[Start]

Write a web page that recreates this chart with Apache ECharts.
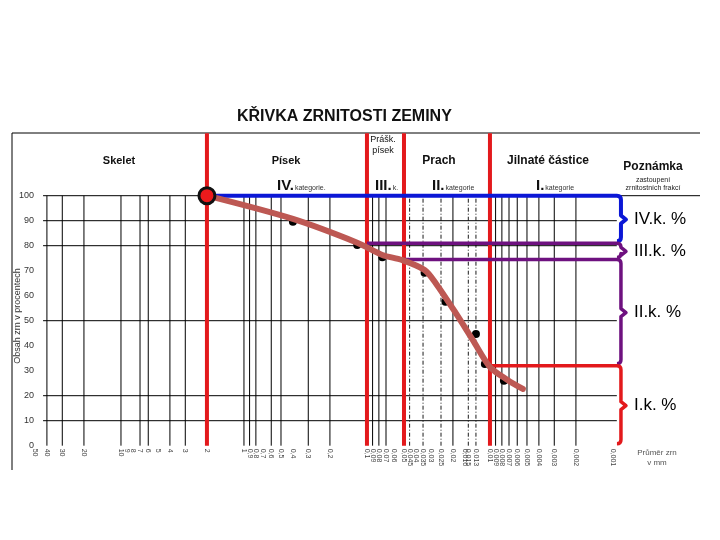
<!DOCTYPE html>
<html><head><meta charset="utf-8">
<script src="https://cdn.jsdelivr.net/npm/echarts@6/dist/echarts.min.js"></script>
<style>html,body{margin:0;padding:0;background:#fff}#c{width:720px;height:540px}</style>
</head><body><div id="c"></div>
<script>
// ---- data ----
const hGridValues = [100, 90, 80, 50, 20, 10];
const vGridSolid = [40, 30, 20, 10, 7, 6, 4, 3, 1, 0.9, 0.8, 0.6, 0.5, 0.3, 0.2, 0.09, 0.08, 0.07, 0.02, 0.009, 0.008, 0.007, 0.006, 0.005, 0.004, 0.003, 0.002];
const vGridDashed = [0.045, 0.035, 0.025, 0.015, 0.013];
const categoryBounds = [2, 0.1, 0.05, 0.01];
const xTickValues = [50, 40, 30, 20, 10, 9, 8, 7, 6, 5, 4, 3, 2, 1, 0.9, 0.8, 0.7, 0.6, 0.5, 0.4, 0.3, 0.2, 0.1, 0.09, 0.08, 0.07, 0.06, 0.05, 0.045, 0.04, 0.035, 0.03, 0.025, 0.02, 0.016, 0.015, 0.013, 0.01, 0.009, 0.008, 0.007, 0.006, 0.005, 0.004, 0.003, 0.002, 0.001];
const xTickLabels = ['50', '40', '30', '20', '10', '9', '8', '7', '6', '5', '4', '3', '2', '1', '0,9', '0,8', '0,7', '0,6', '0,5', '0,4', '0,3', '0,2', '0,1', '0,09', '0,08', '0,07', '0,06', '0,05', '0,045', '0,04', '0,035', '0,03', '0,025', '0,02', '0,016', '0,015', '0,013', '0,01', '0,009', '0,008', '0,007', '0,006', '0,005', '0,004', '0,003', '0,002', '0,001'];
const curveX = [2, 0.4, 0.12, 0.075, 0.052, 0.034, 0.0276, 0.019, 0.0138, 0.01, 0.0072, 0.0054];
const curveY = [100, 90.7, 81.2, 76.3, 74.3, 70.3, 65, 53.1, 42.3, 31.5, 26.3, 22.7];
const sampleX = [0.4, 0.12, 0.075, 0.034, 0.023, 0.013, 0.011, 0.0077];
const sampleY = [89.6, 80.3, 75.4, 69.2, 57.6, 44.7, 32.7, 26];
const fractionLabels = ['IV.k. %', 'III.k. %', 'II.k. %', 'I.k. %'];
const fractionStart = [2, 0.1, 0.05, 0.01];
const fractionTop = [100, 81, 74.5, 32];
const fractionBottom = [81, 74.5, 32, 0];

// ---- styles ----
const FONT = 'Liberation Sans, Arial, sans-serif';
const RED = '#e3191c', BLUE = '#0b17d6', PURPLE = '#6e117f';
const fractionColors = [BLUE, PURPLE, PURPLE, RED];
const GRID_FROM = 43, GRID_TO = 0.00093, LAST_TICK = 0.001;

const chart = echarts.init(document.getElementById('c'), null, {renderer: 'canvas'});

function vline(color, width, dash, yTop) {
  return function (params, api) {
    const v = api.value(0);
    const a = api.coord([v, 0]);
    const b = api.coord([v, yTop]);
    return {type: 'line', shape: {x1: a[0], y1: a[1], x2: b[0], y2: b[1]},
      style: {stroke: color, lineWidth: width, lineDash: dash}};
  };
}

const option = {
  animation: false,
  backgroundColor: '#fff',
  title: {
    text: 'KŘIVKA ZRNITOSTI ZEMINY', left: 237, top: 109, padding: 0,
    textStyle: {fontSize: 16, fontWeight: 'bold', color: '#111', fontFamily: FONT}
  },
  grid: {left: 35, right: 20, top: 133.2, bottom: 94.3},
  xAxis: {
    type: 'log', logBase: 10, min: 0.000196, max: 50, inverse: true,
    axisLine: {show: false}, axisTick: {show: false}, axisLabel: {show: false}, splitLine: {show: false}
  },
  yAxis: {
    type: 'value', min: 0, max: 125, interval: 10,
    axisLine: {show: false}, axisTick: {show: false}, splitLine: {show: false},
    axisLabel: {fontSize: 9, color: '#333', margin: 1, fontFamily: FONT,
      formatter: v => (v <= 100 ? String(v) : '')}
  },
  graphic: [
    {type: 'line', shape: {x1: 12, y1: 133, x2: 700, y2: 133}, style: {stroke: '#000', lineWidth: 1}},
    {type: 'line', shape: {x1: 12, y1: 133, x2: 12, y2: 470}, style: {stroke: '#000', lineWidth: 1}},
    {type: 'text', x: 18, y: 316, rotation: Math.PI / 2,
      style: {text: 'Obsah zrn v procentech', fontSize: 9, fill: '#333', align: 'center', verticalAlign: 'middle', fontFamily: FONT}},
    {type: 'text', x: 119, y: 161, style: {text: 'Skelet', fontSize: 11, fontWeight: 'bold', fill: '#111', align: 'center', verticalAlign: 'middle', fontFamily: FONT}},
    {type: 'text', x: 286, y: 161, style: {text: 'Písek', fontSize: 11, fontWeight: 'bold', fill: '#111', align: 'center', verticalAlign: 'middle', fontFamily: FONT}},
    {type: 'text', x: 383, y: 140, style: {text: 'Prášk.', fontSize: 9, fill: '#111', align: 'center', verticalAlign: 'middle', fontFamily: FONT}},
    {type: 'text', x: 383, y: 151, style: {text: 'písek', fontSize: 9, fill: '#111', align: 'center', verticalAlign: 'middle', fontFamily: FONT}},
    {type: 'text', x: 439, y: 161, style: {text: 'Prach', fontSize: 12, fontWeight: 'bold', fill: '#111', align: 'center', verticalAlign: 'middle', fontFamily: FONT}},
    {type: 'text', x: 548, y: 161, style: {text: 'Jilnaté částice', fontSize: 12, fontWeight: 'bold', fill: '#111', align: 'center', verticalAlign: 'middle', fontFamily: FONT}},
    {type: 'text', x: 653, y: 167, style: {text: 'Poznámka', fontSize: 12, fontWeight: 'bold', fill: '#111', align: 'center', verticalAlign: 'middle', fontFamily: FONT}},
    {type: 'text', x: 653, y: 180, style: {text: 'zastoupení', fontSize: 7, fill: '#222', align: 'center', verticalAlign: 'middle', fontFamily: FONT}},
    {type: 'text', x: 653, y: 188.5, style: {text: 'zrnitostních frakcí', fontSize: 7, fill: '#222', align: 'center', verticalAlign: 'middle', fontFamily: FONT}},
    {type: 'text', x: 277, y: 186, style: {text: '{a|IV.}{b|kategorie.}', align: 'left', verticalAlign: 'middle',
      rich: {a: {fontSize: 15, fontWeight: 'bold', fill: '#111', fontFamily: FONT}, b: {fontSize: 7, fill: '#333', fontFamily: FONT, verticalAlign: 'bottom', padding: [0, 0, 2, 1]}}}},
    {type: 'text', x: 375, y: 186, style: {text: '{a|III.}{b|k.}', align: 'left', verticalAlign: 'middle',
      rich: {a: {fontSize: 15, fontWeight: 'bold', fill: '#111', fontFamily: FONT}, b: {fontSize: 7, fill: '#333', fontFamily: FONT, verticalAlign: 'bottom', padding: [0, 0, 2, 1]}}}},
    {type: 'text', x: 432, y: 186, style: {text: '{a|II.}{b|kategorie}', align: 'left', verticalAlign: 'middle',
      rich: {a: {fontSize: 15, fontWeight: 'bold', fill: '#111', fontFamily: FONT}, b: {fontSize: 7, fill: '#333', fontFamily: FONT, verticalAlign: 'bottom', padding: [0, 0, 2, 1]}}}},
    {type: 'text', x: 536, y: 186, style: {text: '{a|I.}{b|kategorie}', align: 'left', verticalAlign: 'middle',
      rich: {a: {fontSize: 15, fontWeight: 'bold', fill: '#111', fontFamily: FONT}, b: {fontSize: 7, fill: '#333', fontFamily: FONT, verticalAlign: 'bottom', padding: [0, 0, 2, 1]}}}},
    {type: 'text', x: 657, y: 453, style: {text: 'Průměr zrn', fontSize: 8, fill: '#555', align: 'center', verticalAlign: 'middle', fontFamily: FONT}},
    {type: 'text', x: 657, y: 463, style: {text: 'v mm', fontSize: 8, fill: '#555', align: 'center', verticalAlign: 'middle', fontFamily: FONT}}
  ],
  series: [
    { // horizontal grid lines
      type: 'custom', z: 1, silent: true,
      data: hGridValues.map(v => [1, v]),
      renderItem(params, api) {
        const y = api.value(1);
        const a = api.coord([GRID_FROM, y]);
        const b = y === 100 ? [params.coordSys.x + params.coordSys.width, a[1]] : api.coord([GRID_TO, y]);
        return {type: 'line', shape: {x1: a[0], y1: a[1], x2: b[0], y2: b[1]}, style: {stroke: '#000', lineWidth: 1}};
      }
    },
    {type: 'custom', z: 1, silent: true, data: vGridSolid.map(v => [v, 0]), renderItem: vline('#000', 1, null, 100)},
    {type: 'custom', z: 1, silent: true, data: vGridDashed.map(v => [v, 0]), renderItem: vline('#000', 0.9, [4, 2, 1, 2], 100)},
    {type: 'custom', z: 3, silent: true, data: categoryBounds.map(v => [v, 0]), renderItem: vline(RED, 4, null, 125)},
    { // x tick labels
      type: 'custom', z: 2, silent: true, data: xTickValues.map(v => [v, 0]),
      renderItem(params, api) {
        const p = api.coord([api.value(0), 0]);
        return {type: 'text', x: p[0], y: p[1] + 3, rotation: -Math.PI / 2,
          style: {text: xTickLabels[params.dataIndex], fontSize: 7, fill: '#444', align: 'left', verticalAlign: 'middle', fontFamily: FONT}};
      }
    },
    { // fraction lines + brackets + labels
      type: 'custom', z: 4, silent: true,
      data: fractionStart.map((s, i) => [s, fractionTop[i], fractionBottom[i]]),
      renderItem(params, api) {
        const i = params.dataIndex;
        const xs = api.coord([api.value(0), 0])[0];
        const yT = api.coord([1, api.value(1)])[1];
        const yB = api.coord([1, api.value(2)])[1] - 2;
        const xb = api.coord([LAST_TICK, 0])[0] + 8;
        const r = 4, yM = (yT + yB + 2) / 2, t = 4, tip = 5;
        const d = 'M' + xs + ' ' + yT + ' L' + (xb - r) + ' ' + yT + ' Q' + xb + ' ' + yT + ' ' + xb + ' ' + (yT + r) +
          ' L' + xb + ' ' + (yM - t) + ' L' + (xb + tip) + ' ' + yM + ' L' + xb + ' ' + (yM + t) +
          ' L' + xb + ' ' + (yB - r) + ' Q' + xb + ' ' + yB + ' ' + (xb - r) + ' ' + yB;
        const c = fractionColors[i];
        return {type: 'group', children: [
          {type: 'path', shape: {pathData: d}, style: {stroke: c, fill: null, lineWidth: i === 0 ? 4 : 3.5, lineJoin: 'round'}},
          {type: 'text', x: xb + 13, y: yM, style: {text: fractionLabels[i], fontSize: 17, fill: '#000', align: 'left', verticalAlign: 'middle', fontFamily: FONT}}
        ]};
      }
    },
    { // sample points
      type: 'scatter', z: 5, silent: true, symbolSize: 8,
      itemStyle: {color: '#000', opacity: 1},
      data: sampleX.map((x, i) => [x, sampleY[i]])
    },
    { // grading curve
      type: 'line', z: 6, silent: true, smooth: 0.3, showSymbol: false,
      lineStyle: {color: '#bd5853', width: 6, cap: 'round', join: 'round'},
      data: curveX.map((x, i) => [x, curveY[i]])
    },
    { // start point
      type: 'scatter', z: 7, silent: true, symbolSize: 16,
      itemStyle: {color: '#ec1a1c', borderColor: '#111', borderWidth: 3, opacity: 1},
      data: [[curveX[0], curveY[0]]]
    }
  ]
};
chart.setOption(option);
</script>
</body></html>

[End]

Exercise.
Print the data above verbatim from the first line through the line holding "const fractionBottom = [81, 74.5, 32, 0];", leaving every picture out.

Result of this task.
Write a web page that recreates this chart with Apache ECharts.
<!DOCTYPE html>
<html><head><meta charset="utf-8">
<script src="https://cdn.jsdelivr.net/npm/echarts@6/dist/echarts.min.js"></script>
<style>html,body{margin:0;padding:0;background:#fff}#c{width:720px;height:540px}</style>
</head><body><div id="c"></div>
<script>
// ---- data ----
const hGridValues = [100, 90, 80, 50, 20, 10];
const vGridSolid = [40, 30, 20, 10, 7, 6, 4, 3, 1, 0.9, 0.8, 0.6, 0.5, 0.3, 0.2, 0.09, 0.08, 0.07, 0.02, 0.009, 0.008, 0.007, 0.006, 0.005, 0.004, 0.003, 0.002];
const vGridDashed = [0.045, 0.035, 0.025, 0.015, 0.013];
const categoryBounds = [2, 0.1, 0.05, 0.01];
const xTickValues = [50, 40, 30, 20, 10, 9, 8, 7, 6, 5, 4, 3, 2, 1, 0.9, 0.8, 0.7, 0.6, 0.5, 0.4, 0.3, 0.2, 0.1, 0.09, 0.08, 0.07, 0.06, 0.05, 0.045, 0.04, 0.035, 0.03, 0.025, 0.02, 0.016, 0.015, 0.013, 0.01, 0.009, 0.008, 0.007, 0.006, 0.005, 0.004, 0.003, 0.002, 0.001];
const xTickLabels = ['50', '40', '30', '20', '10', '9', '8', '7', '6', '5', '4', '3', '2', '1', '0,9', '0,8', '0,7', '0,6', '0,5', '0,4', '0,3', '0,2', '0,1', '0,09', '0,08', '0,07', '0,06', '0,05', '0,045', '0,04', '0,035', '0,03', '0,025', '0,02', '0,016', '0,015', '0,013', '0,01', '0,009', '0,008', '0,007', '0,006', '0,005', '0,004', '0,003', '0,002', '0,001'];
const curveX = [2, 0.4, 0.12, 0.075, 0.052, 0.034, 0.0276, 0.019, 0.0138, 0.01, 0.0072, 0.0054];
const curveY = [100, 90.7, 81.2, 76.3, 74.3, 70.3, 65, 53.1, 42.3, 31.5, 26.3, 22.7];
const sampleX = [0.4, 0.12, 0.075, 0.034, 0.023, 0.013, 0.011, 0.0077];
const sampleY = [89.6, 80.3, 75.4, 69.2, 57.6, 44.7, 32.7, 26];
const fractionLabels = ['IV.k. %', 'III.k. %', 'II.k. %', 'I.k. %'];
const fractionStart = [2, 0.1, 0.05, 0.01];
const fractionTop = [100, 81, 74.5, 32];
const fractionBottom = [81, 74.5, 32, 0];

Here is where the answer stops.